§ THE TASK: Will you output the lines between the ones holding "Write a Python" and "1.810, 1.795, 1.783, 1.775, 1.768, 1.762, 1.758, 1.755]", inclusive, exactly as they stand, and only those lines, with the pictures left out?

§ AVAILABLE RECORDS:

>>>

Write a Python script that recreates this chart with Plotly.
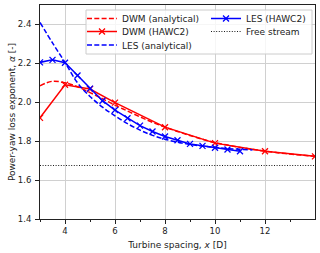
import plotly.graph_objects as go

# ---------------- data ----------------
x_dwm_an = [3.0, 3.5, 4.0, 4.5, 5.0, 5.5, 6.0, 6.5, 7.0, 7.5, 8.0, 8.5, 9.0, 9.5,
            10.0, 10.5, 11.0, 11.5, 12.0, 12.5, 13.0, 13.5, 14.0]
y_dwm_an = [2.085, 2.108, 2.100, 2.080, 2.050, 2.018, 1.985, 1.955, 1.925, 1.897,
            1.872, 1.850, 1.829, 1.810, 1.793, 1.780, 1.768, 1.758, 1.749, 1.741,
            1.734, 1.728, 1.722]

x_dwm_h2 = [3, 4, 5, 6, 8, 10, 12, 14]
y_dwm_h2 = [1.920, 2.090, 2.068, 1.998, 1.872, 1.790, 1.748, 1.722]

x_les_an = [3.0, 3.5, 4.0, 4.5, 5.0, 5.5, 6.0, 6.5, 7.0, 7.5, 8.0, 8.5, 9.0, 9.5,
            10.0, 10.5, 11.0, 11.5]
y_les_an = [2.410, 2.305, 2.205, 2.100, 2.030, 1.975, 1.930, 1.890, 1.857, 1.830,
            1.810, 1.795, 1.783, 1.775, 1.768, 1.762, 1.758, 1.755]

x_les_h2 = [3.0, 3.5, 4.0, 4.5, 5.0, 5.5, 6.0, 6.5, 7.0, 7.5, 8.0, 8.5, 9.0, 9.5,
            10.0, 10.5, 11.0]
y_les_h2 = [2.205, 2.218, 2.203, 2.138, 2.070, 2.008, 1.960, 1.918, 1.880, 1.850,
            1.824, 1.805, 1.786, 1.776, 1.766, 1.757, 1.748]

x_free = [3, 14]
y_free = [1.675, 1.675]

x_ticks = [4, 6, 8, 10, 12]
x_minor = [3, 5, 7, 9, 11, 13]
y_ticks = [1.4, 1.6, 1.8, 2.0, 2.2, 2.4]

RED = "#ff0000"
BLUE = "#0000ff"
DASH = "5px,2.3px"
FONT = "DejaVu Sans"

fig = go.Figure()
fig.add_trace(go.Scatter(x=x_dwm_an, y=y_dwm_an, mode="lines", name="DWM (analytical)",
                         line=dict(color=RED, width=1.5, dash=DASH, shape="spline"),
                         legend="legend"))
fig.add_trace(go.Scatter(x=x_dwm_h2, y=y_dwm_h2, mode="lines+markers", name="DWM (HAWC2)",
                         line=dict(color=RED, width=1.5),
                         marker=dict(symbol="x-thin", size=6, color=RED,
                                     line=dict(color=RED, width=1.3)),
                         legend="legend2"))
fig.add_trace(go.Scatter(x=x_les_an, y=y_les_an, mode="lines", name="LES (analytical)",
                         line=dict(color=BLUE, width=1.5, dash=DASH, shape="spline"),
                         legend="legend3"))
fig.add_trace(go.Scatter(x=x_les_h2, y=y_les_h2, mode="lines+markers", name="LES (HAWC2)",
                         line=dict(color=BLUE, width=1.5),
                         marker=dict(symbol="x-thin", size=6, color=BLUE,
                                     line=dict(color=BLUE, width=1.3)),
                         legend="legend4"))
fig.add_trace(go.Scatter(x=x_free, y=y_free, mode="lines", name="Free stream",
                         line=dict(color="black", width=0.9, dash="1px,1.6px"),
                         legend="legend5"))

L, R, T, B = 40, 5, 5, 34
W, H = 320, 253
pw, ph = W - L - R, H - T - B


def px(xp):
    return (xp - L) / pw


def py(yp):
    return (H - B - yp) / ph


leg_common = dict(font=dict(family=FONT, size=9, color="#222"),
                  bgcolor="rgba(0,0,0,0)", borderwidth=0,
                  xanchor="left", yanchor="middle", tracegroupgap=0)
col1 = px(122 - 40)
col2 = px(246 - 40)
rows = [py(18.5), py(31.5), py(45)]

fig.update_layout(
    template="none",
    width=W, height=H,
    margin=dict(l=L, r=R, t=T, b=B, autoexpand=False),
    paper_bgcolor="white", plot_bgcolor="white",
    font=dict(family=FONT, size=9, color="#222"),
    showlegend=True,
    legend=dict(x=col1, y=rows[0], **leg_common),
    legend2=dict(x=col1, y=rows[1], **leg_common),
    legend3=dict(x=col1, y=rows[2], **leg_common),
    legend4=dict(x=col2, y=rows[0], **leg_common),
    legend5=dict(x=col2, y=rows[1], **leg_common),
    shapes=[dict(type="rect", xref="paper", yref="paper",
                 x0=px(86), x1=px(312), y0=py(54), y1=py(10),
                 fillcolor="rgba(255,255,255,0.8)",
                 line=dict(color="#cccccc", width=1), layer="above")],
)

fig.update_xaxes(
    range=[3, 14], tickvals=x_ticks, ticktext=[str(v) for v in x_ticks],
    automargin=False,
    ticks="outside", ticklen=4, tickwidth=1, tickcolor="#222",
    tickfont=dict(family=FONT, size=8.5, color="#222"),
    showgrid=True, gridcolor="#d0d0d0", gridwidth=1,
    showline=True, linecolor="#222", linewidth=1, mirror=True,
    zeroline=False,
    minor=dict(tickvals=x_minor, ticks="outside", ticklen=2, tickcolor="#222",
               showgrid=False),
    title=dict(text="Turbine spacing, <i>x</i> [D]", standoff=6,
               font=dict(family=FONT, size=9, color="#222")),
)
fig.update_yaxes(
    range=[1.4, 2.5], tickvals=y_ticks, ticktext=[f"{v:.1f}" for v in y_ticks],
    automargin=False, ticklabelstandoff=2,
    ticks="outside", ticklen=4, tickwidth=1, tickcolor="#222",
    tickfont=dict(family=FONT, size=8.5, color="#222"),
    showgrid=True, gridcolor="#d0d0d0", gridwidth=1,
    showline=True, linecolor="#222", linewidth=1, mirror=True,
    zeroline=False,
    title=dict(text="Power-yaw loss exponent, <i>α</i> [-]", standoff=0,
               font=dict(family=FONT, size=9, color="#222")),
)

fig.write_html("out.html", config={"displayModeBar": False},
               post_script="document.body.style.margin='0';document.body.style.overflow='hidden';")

<<<
>>>

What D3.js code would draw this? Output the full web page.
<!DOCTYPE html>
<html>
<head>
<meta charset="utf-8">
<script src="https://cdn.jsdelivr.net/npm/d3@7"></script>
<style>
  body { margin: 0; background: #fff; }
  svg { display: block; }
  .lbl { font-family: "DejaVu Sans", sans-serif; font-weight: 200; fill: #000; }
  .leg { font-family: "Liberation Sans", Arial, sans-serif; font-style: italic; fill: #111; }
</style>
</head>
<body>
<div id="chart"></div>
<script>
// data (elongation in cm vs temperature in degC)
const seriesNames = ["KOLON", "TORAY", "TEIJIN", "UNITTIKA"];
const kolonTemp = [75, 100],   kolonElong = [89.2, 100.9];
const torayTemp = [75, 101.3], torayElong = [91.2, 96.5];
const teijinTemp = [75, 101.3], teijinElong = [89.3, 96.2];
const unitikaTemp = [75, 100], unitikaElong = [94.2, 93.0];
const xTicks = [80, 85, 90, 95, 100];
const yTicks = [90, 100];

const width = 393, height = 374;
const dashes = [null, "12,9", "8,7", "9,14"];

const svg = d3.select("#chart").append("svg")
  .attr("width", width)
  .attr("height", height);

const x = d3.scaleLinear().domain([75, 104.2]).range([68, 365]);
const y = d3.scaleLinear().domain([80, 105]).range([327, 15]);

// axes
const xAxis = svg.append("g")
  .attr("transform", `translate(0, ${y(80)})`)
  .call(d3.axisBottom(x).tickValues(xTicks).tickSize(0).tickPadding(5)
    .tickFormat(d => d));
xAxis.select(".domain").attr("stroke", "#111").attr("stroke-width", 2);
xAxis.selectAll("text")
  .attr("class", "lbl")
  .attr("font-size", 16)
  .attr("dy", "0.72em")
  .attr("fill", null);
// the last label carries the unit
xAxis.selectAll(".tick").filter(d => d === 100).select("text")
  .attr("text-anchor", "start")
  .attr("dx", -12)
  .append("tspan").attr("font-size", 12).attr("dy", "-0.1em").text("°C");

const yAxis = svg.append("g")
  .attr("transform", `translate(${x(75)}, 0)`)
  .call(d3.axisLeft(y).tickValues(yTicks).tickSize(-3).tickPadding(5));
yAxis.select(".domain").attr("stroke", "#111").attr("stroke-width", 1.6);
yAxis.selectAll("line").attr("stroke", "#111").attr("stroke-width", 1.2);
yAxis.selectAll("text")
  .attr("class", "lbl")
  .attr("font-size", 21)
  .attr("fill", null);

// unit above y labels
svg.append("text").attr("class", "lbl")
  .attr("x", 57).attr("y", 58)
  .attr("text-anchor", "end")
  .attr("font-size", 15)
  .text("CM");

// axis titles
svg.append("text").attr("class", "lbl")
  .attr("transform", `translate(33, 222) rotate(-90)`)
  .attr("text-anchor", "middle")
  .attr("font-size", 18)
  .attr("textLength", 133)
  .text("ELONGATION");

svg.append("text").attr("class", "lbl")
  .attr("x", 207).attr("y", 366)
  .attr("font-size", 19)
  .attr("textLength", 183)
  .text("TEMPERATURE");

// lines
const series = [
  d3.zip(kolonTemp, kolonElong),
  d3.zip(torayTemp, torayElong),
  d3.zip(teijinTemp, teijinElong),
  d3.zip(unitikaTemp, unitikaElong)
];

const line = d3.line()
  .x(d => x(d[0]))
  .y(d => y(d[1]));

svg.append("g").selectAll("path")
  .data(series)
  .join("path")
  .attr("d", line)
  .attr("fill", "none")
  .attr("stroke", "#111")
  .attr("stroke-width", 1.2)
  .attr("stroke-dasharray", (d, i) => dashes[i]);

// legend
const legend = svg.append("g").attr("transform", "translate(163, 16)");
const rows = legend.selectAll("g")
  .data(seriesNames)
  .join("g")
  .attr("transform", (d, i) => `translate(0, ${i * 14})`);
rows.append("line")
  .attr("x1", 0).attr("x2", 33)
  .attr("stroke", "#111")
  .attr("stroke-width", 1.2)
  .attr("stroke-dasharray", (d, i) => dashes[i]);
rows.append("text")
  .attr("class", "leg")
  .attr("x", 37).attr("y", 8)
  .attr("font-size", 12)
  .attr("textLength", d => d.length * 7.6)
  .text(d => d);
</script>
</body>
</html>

<<<
>>>

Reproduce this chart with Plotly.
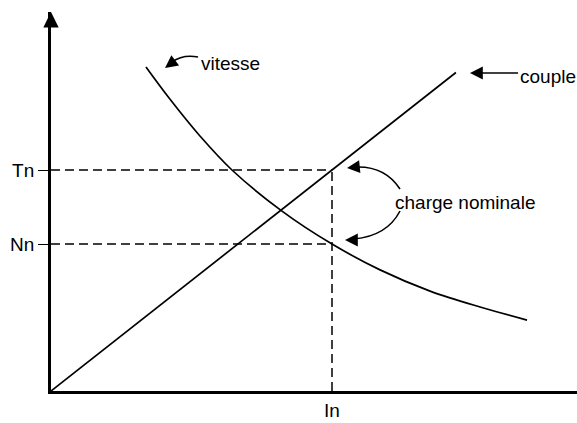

<<<

§ SOLUTION:
Write a Python script that recreates this chart with Plotly.
import plotly.graph_objects as go

# ---------------- data ----------------
x_dwm_an = [3.0, 3.5, 4.0, 4.5, 5.0, 5.5, 6.0, 6.5, 7.0, 7.5, 8.0, 8.5, 9.0, 9.5,
            10.0, 10.5, 11.0, 11.5, 12.0, 12.5, 13.0, 13.5, 14.0]
y_dwm_an = [2.085, 2.108, 2.100, 2.080, 2.050, 2.018, 1.985, 1.955, 1.925, 1.897,
            1.872, 1.850, 1.829, 1.810, 1.793, 1.780, 1.768, 1.758, 1.749, 1.741,
            1.734, 1.728, 1.722]

x_dwm_h2 = [3, 4, 5, 6, 8, 10, 12, 14]
y_dwm_h2 = [1.920, 2.090, 2.068, 1.998, 1.872, 1.790, 1.748, 1.722]

x_les_an = [3.0, 3.5, 4.0, 4.5, 5.0, 5.5, 6.0, 6.5, 7.0, 7.5, 8.0, 8.5, 9.0, 9.5,
            10.0, 10.5, 11.0, 11.5]
y_les_an = [2.410, 2.305, 2.205, 2.100, 2.030, 1.975, 1.930, 1.890, 1.857, 1.830,
            1.810, 1.795, 1.783, 1.775, 1.768, 1.762, 1.758, 1.755]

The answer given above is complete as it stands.